# WHAT THE EXERCISE ASKS
Set down the material below word for word, excluding the pictures.

# SUPPLIED INFORMATION
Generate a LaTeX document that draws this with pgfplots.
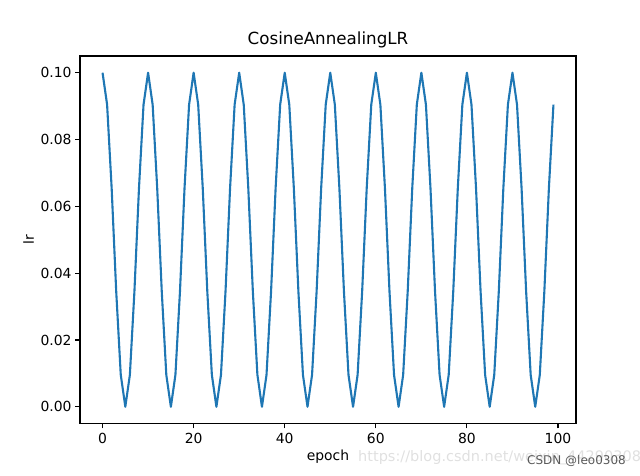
\documentclass[border=0pt]{standalone}
\usepackage{fontspec}
\setmainfont{DejaVu Sans}
\usepackage{pgfplots}
\pgfplotsset{compat=1.18}
\definecolor{mplblue}{HTML}{1F77B4}
\begin{document}
\begin{tikzpicture}[x=1pt,y=1pt]
\useasboundingbox (-80,-52.5) rectangle (560,423.5);
\begin{axis}[at={(0,0)}, anchor=south west, scale only axis,
  width=496pt, height=367.5pt,
  xmin=-4.95, xmax=103.95, ymin=-0.005, ymax=0.105,
  xtick={0,20,40,60,80,100}, ytick={0,0.02,0.04,0.06,0.08,0.1},
  xtick pos=bottom, ytick pos=left, tick align=outside,
  major tick length=4.9pt,
  every tick/.style={line width=1.1pt, black},
  axis line style={line width=1.1pt},
  /pgf/number format/assume math mode=true,
  yticklabel style={/pgf/number format/.cd, fixed, fixed zerofill, precision=2},
  scaled y ticks=false,
  ticklabel style={font=\fontsize{13.9}{16}\selectfont},
  xticklabel style={yshift=-1pt},
  title={CosineAnnealingLR}, title style={font=\fontsize{16.7}{20}\selectfont, yshift=-2pt},
  xlabel={epoch}, ylabel={lr},
  label style={font=\fontsize{13.9}{16}\selectfont},
  ]
\addplot[mplblue, line width=2.1pt, line join=round] coordinates {
(0,0.1)(1,0.09045)(2,0.06545)(3,0.03455)(4,0.00955)(5,0)(6,0.00955)(7,0.03455)(8,0.06545)(9,0.09045)
(10,0.1)(11,0.09045)(12,0.06545)(13,0.03455)(14,0.00955)(15,0)(16,0.00955)(17,0.03455)(18,0.06545)(19,0.09045)
(20,0.1)(21,0.09045)(22,0.06545)(23,0.03455)(24,0.00955)(25,0)(26,0.00955)(27,0.03455)(28,0.06545)(29,0.09045)
(30,0.1)(31,0.09045)(32,0.06545)(33,0.03455)(34,0.00955)(35,0)(36,0.00955)(37,0.03455)(38,0.06545)(39,0.09045)
(40,0.1)(41,0.09045)(42,0.06545)(43,0.03455)(44,0.00955)(45,0)(46,0.00955)(47,0.03455)(48,0.06545)(49,0.09045)
(50,0.1)(51,0.09045)(52,0.06545)(53,0.03455)(54,0.00955)(55,0)(56,0.00955)(57,0.03455)(58,0.06545)(59,0.09045)
(60,0.1)(61,0.09045)(62,0.06545)(63,0.03455)(64,0.00955)(65,0)(66,0.00955)(67,0.03455)(68,0.06545)(69,0.09045)
(70,0.1)(71,0.09045)(72,0.06545)(73,0.03455)(74,0.00955)(75,0)(76,0.00955)(77,0.03455)(78,0.06545)(79,0.09045)
(80,0.1)(81,0.09045)(82,0.06545)(83,0.03455)(84,0.00955)(85,0)(86,0.00955)(87,0.03455)(88,0.06545)(89,0.09045)
(90,0.1)(91,0.09045)(92,0.06545)(93,0.03455)(94,0.00955)(95,0)(96,0.00955)(97,0.03455)(98,0.06545)(99,0.09045)
};
\end{axis}
\begin{scope}
\clip (-80,-52.5) rectangle (560,423.5);
\node[anchor=west, inner sep=0pt, text=black!12, font=\fontsize{14.5}{17}\selectfont] at (278,-34.5) {https://blog.csdn.net/weixin\_44290308};
\end{scope}
\node[anchor=east, inner sep=0pt, text=black!65, font=\fontsize{12}{14}\selectfont] at (546,-37.5) {CSDN @leo0308};
\end{tikzpicture}
\end{document}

# ANSWER TO THE PROBLEM
Generate a LaTeX document that draws this with pgfplots.
\documentclass[border=0pt]{standalone}
\usepackage{fontspec}
\setmainfont{DejaVu Sans}
\usepackage{pgfplots}
\pgfplotsset{compat=1.18}
\definecolor{mplblue}{HTML}{1F77B4}
\begin{document}
\begin{tikzpicture}[x=1pt,y=1pt]
\useasboundingbox (-80,-52.5) rectangle (560,423.5);
\begin{axis}[at={(0,0)}, anchor=south west, scale only axis,
  width=496pt, height=367.5pt,
  xmin=-4.95, xmax=103.95, ymin=-0.005, ymax=0.105,
  xtick={0,20,40,60,80,100}, ytick={0,0.02,0.04,0.06,0.08,0.1},
  xtick pos=bottom, ytick pos=left, tick align=outside,
  major tick length=4.9pt,
  every tick/.style={line width=1.1pt, black},
  axis line style={line width=1.1pt},
  /pgf/number format/assume math mode=true,
  yticklabel style={/pgf/number format/.cd, fixed, fixed zerofill, precision=2},
  scaled y ticks=false,
  ticklabel style={font=\fontsize{13.9}{16}\selectfont},
  xticklabel style={yshift=-1pt},
  title={CosineAnnealingLR}, title style={font=\fontsize{16.7}{20}\selectfont, yshift=-2pt},
  xlabel={epoch}, ylabel={lr},
  label style={font=\fontsize{13.9}{16}\selectfont},
  ]
\addplot[mplblue, line width=2.1pt, line join=round] coordinates {
(0,0.1)(1,0.09045)(2,0.06545)(3,0.03455)(4,0.00955)(5,0)(6,0.00955)(7,0.03455)(8,0.06545)(9,0.09045)
(10,0.1)(11,0.09045)(12,0.06545)(13,0.03455)(14,0.00955)(15,0)(16,0.00955)(17,0.03455)(18,0.06545)(19,0.09045)
(20,0.1)(21,0.09045)(22,0.06545)(23,0.03455)(24,0.00955)(25,0)(26,0.00955)(27,0.03455)(28,0.06545)(29,0.09045)
(30,0.1)(31,0.09045)(32,0.06545)(33,0.03455)(34,0.00955)(35,0)(36,0.00955)(37,0.03455)(38,0.06545)(39,0.09045)
(40,0.1)(41,0.09045)(42,0.06545)(43,0.03455)(44,0.00955)(45,0)(46,0.00955)(47,0.03455)(48,0.06545)(49,0.09045)
(50,0.1)(51,0.09045)(52,0.06545)(53,0.03455)(54,0.00955)(55,0)(56,0.00955)(57,0.03455)(58,0.06545)(59,0.09045)
(60,0.1)(61,0.09045)(62,0.06545)(63,0.03455)(64,0.00955)(65,0)(66,0.00955)(67,0.03455)(68,0.06545)(69,0.09045)
(70,0.1)(71,0.09045)(72,0.06545)(73,0.03455)(74,0.00955)(75,0)(76,0.00955)(77,0.03455)(78,0.06545)(79,0.09045)
(80,0.1)(81,0.09045)(82,0.06545)(83,0.03455)(84,0.00955)(85,0)(86,0.00955)(87,0.03455)(88,0.06545)(89,0.09045)
(90,0.1)(91,0.09045)(92,0.06545)(93,0.03455)(94,0.00955)(95,0)(96,0.00955)(97,0.03455)(98,0.06545)(99,0.09045)
};
\end{axis}
\begin{scope}
\clip (-80,-52.5) rectangle (560,423.5);
\node[anchor=west, inner sep=0pt, text=black!12, font=\fontsize{14.5}{17}\selectfont] at (278,-34.5) {https://blog.csdn.net/weixin\_44290308};
\end{scope}
\node[anchor=east, inner sep=0pt, text=black!65, font=\fontsize{12}{14}\selectfont] at (546,-37.5) {CSDN @leo0308};
\end{tikzpicture}
\end{document}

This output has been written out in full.